- [Input material]:
──────

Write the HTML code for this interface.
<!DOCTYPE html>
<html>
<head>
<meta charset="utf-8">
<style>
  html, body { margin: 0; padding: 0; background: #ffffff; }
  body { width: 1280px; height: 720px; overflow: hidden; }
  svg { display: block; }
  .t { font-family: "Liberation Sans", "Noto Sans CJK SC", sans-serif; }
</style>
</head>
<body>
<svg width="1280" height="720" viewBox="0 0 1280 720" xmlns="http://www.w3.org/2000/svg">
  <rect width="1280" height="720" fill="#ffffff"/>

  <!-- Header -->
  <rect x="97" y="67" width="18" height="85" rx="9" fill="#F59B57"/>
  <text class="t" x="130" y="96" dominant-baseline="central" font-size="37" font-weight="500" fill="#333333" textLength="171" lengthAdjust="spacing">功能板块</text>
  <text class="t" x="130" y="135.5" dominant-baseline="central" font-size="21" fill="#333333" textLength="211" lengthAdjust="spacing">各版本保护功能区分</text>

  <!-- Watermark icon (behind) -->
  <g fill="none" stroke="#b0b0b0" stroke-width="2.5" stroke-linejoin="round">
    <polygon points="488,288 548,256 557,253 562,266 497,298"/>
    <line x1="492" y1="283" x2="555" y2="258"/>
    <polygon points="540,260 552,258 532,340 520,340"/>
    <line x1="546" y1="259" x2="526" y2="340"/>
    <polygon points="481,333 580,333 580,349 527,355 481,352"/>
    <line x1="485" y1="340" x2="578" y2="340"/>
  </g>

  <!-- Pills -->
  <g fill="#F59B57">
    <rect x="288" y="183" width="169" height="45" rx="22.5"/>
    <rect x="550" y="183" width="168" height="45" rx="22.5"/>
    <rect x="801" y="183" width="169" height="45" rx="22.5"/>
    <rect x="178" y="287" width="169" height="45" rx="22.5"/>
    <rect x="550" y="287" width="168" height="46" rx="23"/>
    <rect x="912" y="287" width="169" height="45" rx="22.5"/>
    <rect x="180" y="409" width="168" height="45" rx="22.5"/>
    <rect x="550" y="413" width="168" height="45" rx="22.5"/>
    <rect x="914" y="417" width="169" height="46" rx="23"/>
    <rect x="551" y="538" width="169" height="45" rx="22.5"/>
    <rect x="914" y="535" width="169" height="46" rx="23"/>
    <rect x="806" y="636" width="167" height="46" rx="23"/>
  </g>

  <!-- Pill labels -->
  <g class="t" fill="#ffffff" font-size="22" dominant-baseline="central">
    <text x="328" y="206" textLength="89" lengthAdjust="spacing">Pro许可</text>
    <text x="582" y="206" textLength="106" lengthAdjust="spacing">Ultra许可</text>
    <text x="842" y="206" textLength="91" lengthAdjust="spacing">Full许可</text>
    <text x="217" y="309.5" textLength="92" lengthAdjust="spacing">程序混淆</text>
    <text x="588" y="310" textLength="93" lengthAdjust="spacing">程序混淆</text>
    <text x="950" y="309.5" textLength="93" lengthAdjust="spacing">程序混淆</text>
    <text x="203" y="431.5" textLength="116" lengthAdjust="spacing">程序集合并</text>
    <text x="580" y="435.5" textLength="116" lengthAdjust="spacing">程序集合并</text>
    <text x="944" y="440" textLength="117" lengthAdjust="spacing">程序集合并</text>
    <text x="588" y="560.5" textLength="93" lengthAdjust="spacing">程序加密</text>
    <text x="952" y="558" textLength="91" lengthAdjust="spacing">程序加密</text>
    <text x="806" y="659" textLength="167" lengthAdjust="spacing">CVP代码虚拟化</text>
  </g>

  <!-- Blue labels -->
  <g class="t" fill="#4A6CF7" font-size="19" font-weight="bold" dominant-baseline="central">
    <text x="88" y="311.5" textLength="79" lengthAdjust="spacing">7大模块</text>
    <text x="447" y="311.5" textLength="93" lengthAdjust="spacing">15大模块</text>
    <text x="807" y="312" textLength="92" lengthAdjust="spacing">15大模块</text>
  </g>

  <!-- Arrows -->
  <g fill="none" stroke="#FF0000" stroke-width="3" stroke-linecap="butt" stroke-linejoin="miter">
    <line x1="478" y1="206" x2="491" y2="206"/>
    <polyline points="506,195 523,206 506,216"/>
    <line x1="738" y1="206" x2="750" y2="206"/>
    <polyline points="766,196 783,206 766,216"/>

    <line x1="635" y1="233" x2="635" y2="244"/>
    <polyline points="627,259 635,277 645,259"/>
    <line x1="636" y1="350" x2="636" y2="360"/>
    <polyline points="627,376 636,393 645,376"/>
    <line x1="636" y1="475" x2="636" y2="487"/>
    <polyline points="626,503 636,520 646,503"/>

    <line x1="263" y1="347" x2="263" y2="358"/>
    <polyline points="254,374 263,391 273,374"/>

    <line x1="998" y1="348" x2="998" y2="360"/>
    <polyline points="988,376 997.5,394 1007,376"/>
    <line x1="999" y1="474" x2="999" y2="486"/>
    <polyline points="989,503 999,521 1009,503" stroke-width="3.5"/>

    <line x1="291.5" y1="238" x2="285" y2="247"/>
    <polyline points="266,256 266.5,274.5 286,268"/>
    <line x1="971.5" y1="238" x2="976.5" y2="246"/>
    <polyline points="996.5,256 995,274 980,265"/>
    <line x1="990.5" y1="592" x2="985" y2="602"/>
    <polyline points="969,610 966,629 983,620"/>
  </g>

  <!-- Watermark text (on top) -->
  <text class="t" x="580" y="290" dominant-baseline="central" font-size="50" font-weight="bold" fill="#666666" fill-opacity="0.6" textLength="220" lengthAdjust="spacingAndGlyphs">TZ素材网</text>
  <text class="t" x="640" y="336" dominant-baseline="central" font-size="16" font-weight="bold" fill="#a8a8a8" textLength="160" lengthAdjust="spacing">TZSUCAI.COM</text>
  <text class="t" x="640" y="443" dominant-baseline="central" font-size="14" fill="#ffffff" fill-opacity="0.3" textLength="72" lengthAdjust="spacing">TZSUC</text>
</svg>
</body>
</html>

──────

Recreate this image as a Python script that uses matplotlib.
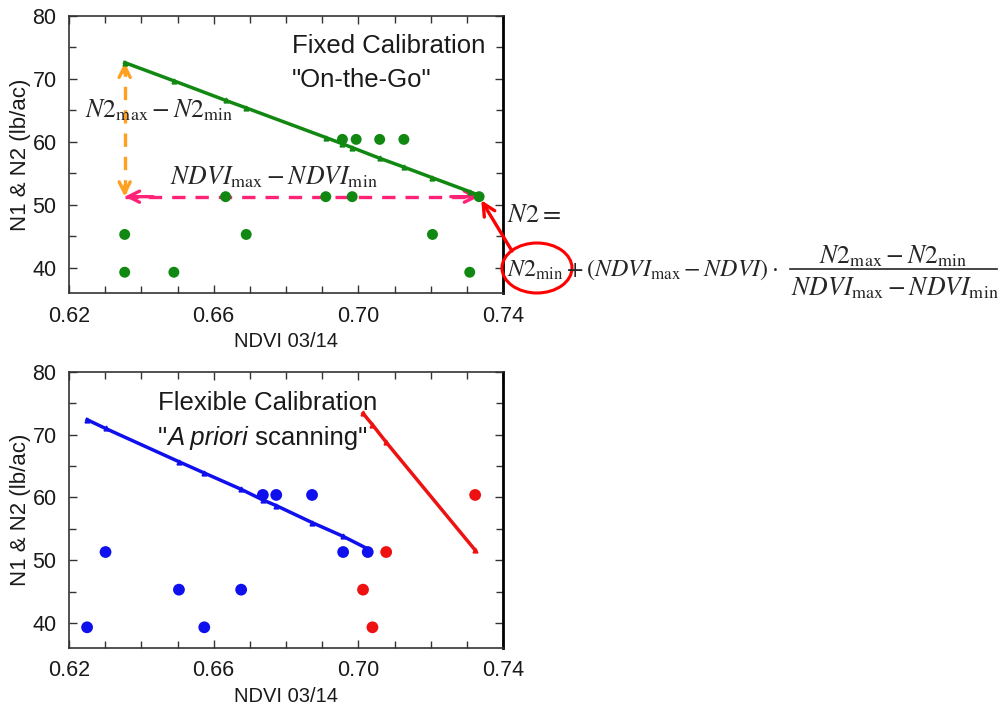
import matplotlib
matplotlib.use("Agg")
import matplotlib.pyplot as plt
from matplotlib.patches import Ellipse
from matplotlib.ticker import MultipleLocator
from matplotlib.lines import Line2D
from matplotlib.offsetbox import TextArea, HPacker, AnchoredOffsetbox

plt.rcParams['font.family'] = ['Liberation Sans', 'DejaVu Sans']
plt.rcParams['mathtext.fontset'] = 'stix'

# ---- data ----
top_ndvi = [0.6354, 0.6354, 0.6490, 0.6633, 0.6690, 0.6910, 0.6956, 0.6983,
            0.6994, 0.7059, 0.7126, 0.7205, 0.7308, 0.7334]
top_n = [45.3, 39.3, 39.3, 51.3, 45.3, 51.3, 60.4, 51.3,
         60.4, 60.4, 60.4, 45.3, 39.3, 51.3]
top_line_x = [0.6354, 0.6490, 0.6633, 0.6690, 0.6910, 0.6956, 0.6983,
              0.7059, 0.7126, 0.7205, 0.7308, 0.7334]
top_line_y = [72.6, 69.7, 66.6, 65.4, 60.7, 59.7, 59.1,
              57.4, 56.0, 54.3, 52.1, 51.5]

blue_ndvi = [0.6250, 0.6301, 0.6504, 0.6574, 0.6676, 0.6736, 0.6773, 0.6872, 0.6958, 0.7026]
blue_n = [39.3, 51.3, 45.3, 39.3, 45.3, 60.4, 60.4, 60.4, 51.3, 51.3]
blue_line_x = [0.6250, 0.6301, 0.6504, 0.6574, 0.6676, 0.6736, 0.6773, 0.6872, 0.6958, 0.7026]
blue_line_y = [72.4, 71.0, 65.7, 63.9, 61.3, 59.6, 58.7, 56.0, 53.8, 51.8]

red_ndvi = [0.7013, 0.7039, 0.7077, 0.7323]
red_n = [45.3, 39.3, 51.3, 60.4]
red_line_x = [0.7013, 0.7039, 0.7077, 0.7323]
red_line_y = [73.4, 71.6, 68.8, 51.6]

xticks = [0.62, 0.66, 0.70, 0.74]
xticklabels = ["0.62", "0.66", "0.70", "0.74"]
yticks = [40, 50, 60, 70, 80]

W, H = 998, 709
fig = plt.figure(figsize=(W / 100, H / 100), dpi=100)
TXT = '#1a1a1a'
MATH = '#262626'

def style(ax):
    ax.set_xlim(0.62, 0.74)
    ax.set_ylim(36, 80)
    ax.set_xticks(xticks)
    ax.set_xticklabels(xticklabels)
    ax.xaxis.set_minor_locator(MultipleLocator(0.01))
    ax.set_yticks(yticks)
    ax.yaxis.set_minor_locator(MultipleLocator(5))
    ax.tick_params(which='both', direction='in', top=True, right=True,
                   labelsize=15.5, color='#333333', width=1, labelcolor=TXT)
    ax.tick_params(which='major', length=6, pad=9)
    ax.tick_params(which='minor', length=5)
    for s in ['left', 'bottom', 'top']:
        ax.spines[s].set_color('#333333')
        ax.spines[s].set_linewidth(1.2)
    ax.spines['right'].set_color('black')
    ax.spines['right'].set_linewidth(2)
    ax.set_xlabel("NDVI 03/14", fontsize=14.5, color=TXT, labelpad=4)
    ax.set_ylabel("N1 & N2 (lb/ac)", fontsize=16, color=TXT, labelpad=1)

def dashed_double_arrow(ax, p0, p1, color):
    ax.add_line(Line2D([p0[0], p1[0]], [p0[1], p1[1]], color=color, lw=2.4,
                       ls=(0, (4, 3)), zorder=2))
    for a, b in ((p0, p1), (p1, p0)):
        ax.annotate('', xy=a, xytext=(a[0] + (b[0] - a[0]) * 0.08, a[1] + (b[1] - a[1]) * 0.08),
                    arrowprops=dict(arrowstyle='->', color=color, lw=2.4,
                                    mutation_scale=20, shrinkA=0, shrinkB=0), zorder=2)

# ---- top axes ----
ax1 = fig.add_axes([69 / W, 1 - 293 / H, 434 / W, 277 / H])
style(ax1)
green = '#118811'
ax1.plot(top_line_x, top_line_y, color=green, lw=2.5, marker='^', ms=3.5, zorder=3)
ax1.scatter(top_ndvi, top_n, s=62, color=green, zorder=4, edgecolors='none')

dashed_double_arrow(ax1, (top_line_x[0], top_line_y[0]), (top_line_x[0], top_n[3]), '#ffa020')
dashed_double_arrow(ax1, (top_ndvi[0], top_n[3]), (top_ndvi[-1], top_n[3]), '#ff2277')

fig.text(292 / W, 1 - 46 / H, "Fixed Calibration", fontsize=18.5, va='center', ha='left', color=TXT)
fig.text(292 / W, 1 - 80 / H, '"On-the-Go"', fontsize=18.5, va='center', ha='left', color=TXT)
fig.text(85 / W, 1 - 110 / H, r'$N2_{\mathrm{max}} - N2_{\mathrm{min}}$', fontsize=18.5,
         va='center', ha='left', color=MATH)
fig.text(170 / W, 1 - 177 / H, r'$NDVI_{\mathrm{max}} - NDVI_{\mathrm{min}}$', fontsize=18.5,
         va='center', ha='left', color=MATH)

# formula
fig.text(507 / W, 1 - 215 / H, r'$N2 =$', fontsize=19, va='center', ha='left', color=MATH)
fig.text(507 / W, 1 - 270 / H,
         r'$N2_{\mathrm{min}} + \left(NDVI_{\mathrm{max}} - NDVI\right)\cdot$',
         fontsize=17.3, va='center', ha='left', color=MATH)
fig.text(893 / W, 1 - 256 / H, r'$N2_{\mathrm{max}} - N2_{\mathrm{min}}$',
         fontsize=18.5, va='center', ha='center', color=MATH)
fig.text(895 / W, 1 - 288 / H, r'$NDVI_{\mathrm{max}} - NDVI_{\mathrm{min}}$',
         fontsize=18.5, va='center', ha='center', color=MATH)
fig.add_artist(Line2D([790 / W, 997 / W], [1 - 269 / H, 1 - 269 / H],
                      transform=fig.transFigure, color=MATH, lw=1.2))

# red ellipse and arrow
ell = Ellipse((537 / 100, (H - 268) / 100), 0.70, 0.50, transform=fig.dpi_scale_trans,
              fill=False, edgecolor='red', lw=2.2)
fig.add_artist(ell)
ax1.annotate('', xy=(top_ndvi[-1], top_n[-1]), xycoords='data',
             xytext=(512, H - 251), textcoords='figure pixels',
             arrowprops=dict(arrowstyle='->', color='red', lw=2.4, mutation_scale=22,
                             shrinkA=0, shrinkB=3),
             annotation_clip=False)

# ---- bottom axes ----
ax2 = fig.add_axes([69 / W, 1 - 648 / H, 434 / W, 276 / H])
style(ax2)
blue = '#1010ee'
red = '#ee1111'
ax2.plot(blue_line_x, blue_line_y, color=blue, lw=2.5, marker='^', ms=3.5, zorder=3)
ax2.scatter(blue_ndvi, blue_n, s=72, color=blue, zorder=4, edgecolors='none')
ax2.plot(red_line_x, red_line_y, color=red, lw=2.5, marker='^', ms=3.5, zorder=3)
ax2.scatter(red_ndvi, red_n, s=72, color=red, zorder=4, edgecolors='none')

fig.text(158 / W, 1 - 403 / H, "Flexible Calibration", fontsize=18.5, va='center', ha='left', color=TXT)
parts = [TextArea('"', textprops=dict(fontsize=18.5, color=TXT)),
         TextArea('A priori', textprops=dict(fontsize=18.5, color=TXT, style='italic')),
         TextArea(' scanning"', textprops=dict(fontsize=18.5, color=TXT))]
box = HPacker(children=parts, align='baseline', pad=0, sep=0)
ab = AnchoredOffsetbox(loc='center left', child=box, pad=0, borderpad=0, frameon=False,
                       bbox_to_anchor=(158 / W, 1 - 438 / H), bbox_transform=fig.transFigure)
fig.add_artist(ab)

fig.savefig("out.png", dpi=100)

──────

- [Task statement]: Beginning at the line above that contains "Recreate this image", repeat each line exactly through the one that contains "plt.rcParams['mathtext.fontset'] = 'stix'", and leave out the pictures.

- [Result below]:
Recreate this image as a Python script that uses matplotlib.
import matplotlib
matplotlib.use("Agg")
import matplotlib.pyplot as plt
from matplotlib.patches import Ellipse
from matplotlib.ticker import MultipleLocator
from matplotlib.lines import Line2D
from matplotlib.offsetbox import TextArea, HPacker, AnchoredOffsetbox

plt.rcParams['font.family'] = ['Liberation Sans', 'DejaVu Sans']
plt.rcParams['mathtext.fontset'] = 'stix'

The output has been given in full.